The BB-promster allows you to update alert-rules templates based on prod_version and pilot_version registered on etcd. It's useful to easily create and update comparative alerts between versions. To use this functionality, you need to:

  1. Define the env ALERT_RULES_FILE equals to /etc/prometheus/comparative-alerts.yml in your docker-compose.yml file.

  2. Create an alert-rules.yml.tmpl inside the alert_rules folder. The valid variables for the template are .PilotVersion and .ProdVersion. You can find an alert template file example here.

  3. Run bb-promster project.

  4. Register prod_version in etcd, passing /versions/$REGISTRY_SERVICE/prod_version/version_number. For example: etcdctl put /versions/example-1/prod_version/v0001.

  5. Register the pilot_version in etcd, passing /versions/$REGISTRY_SERVICE/pilot_version/version_number. For example: etcdctl put /versions/example-1/pilot_version/v0002.

Once a prod_version and a pilot_version are registered in etcd, the template file will be loaded in Prometheus as an alert rules file. When a new version was registered in etcd, the alert rule will be reloaded with the new version.

Example

This repository also comes with an example.

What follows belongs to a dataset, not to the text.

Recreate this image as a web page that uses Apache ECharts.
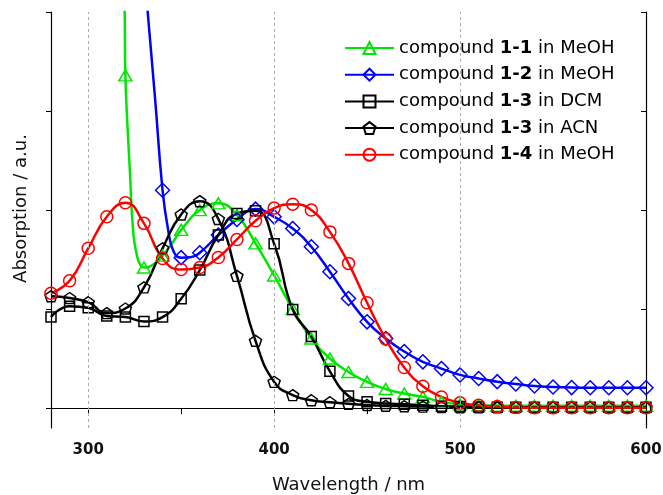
<!DOCTYPE html>
<html>
<head>
<meta charset="utf-8">
<script src="https://cdn.jsdelivr.net/npm/echarts@6/dist/echarts.min.js"></script>
<style>
  html, body { margin: 0; padding: 0; background: #fff; }
  #main { width: 663px; height: 495px; }
</style>
</head>
<body>
<div id="main"></div>
<script>
// legend names
var compoundIds = ['1-1', '1-2', '1-3', '1-3', '1-4'];
var solvents = ['MeOH', 'MeOH', 'DCM', 'ACN', 'MeOH'];

// compound 1-1 in MeOH
var wl11 = [317, 319.5, 320, 321, 322.3, 324.3, 326.5, 328, 330, 335, 340, 345, 350, 360, 370, 380, 390, 400, 410, 420, 430, 440, 450, 460, 470, 480, 490, 500, 510, 520, 530, 540, 550, 560, 570, 580, 590, 600];
var abs11 = [2.6, 2.05, 1.68, 1.45, 1.22, 0.88, 0.76, 0.725, 0.71, 0.725, 0.77, 0.83, 0.9, 1.0, 1.034, 0.975, 0.832, 0.67, 0.5, 0.352, 0.251, 0.183, 0.133, 0.097, 0.074, 0.057, 0.032, 0.02, 0.015, 0.013, 0.012, 0.012, 0.012, 0.012, 0.012, 0.012, 0.012, 0.012];

// compound 1-2 in MeOH
var wl12 = [328, 332, 336, 340, 343, 346, 350, 355, 360, 370, 380, 390, 400, 410, 420, 430, 440, 450, 460, 470, 480, 490, 500, 510, 520, 530, 540, 550, 560, 570, 580, 590, 600];
var abs12 = [2.45, 2.0, 1.56, 1.1, 0.9, 0.79, 0.76, 0.762, 0.785, 0.874, 0.953, 1.005, 0.966, 0.907, 0.815, 0.689, 0.554, 0.436, 0.352, 0.286, 0.234, 0.2, 0.168, 0.15, 0.134, 0.122, 0.112, 0.107, 0.104, 0.103, 0.103, 0.103, 0.103];

// compound 1-3 in DCM / ACN, compound 1-4 in MeOH (every 10 nm)
var wl10 = [280, 290, 300, 310, 320, 330, 340, 350, 360, 370, 380, 390, 400, 410, 420, 430, 440, 450, 460, 470, 480, 490, 500, 510, 520, 530, 540, 550, 560, 570, 580, 590, 600];
var abs13dcm = [0.46, 0.515, 0.507, 0.465, 0.46, 0.438, 0.46, 0.552, 0.697, 0.874, 0.983, 0.997, 0.83, 0.498, 0.362, 0.186, 0.062, 0.032, 0.024, 0.02, 0.015, 0.01, 0.008, 0.006, 0.005, 0.005, 0.005, 0.005, 0.005, 0.005, 0.005, 0.005, 0.005];
var abs13acn = [0.565, 0.556, 0.535, 0.48, 0.503, 0.61, 0.807, 0.978, 1.045, 0.955, 0.668, 0.34, 0.133, 0.066, 0.04, 0.03, 0.022, 0.016, 0.012, 0.01, 0.008, 0.006, 0.005, 0.004, 0.004, 0.004, 0.004, 0.004, 0.004, 0.004, 0.004, 0.004, 0.004];
var abs14 = [0.58, 0.643, 0.807, 0.966, 1.037, 0.933, 0.756, 0.70, 0.71, 0.761, 0.852, 0.946, 1.01, 1.03, 1.0, 0.89, 0.731, 0.532, 0.35, 0.205, 0.111, 0.057, 0.027, 0.015, 0.008, 0.004, 0.002, 0.002, 0.002, 0.002, 0.002, 0.002, 0.002];

var xTicks = [300, 350, 400, 450, 500, 550, 600];
var xLabels = [300, 400, 500, 600];
var yTicks = [0, 0.5, 1, 1.5, 2];
var gridLines = [300, 400, 500];

var names = compoundIds.map(function (id, i) {
    return 'compound ' + id + ' in ' + solvents[i];
});

// markers only every 10 nm
function pts(wl, ab) {
    return wl.map(function (w, i) {
        if (w % 10 === 0) return [w, ab[i]];
        return { value: [w, ab[i]], symbol: 'none' };
    });
}

var pentagon = 'path://M50,0 L97.6,34.5 L79.4,90.5 L20.6,90.5 L2.4,34.5 Z';
var colors = ['#00e600', '#0000ff', '#000000', '#000000', '#ff0000'];
var symbols = ['triangle', 'diamond', 'rect', pentagon, 'circle'];
var sizes = [[13, 11], [14, 14], [10, 10], [12, 11], [12, 12]];
var dataSets = [pts(wl11, abs11), pts(wl12, abs12), pts(wl10, abs13dcm), pts(wl10, abs13acn), pts(wl10, abs14)];

var font = 'DejaVu Sans';

var series = names.map(function (name, i) {
    return {
        name: name,
        type: 'line',
        data: dataSets[i],
        smooth: 0.5,
        symbol: symbols[i],
        symbolSize: sizes[i],
        lineStyle: { color: colors[i], width: 2.5 },
        itemStyle: { color: 'transparent', borderColor: colors[i], borderWidth: 1.5 },
        z: 3
    };
});

// dashed vertical grid lines
series.push({
    type: 'line',
    data: [],
    z: 1,
    markLine: {
        silent: true,
        symbol: ['none', 'none'],
        label: { show: false },
        animation: false,
        lineStyle: { type: [3, 3], color: '#aaa', width: 1 },
        data: gridLines.map(function (v) { return { xAxis: v }; })
    }
});

var chart = echarts.init(document.getElementById('main'));
var option = {
    animation: false,
    backgroundColor: '#fff',
    grid: { left: 51, right: 17, top: 12, bottom: 67, containLabel: false, outerBoundsMode: 'none' },
    legend: {
        data: names,
        orient: 'vertical',
        left: 344,
        top: 39,
        padding: 0,
        itemWidth: 49,
        itemHeight: 15,
        itemGap: 8.7,
        formatter: function (n) {
            return n.replace(/(\d-\d)/, '{b|$1}');
        },
        textStyle: {
            fontSize: 18,
            fontFamily: font,
            color: '#000',
            rich: { b: { fontSize: 18, fontFamily: font, fontWeight: 'bold', color: '#000' } }
        }
    },
    xAxis: [{
        type: 'value',
        min: 280,
        max: 600,
        position: 'bottom',
        name: 'Wavelength / nm',
        nameLocation: 'middle',
        nameGap: 48,
        nameTextStyle: { fontSize: 18, fontFamily: font, color: '#111' },
        axisLine: { lineStyle: { color: '#000', width: 1.2 } },
        axisTick: { inside: false, length: 5, customValues: xTicks, lineStyle: { color: '#000' } },
        axisLabel: { customValues: xLabels, margin: 15, fontSize: 15, fontWeight: 'bold', fontFamily: font, color: '#111' },
        splitLine: { show: false }
    }, {
        type: 'value',
        min: 280,
        max: 600,
        position: 'top',
        axisLine: { lineStyle: { color: '#000', width: 1.2 } },
        axisTick: { inside: true, length: 6, customValues: xTicks, lineStyle: { color: '#000' } },
        axisLabel: { show: false },
        splitLine: { show: false }
    }],
    yAxis: [{
        type: 'value',
        min: -0.1,
        max: 2.0,
        position: 'left',
        name: 'Absorption / a.u.',
        nameLocation: 'middle',
        nameGap: 21,
        nameTextStyle: { fontSize: 18, fontFamily: font, color: '#111', padding: [0, 0, 0, 23] },
        axisLine: { show: true, lineStyle: { color: '#000', width: 1.2 } },
        axisTick: { show: true, inside: false, length: 5, customValues: yTicks, lineStyle: { color: '#000' } },
        axisLabel: { show: false },
        splitLine: { show: false }
    }, {
        type: 'value',
        min: -0.1,
        max: 2.0,
        position: 'right',
        axisLine: { show: true, lineStyle: { color: '#000', width: 1.2 } },
        axisTick: { show: true, inside: true, length: 5, customValues: yTicks, lineStyle: { color: '#000' } },
        axisLabel: { show: false },
        splitLine: { show: false }
    }],
    series: series
};
chart.setOption(option);
</script>
</body>
</html>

Just go to your terminal and type:

> docker-compose up

This will lauch 4 services:

  1. an etcd registry;

  2. two metrics generator services with IPs registered at the /metrics-generator/ ETCD path;

  3. two a level 1 bb-promster instances that will scrape the exposed metrics at the services' /metrics endpoint;

  4. two level 2 bb-promster instances that will federate the right level 1 bb-promster instances;

With this setup you can exercise some scenarios, such as:

  1. scaling up your service;

  2. scaling up level 1 bb-promster;

Cortex

A cortex example was added to the cortex folder as a proof-of-concept.

To experiment with it, you need to have a valid/configured cassandra instance running on your host. You can run it by executing:

docker run -d --name cassandra --rm -p 9042:9042 cassandra:3.11

Wait a bit for Cassandra to normalize (usually 30s). After that, configure your cortex cassandra KEYSPACE by first entering a valid CQLSH session with docker exec -it cassandra cqlsh and then executing:

CREATE KEYSPACE cortex WITH replication = {'class':'SimpleStrategy', 'replication_factor' : 1};

After successfully configuring your cassandra, you can just docker-compose up -d from the cortex folder.

The cortex startup time can be really slow due to Ingester ring synchronization routines, so you should wait a bit (from 2 minutes up until 10).

You will know cortex is up and running when hitting http://localhost:9001/ring at your browser lists the available Ingesters.

You can also check your cortex logs for the following message:

level=info ts=2020-02-19T12:51:33.3486187Z caller=main.go:100 msg="Starting Cortex" version="(version=, branch=, revision=)"

After everything is up and running, go to your web browser at http://localhost:3000, add the Prometheus Cortex datasource (http://cortex1:9009/api/prom) and import our Big Brother grafana dashboard with ID 11544.

You should see something like the following:

Health Overview

Big Brother

This is part of a more large application called Big Brother.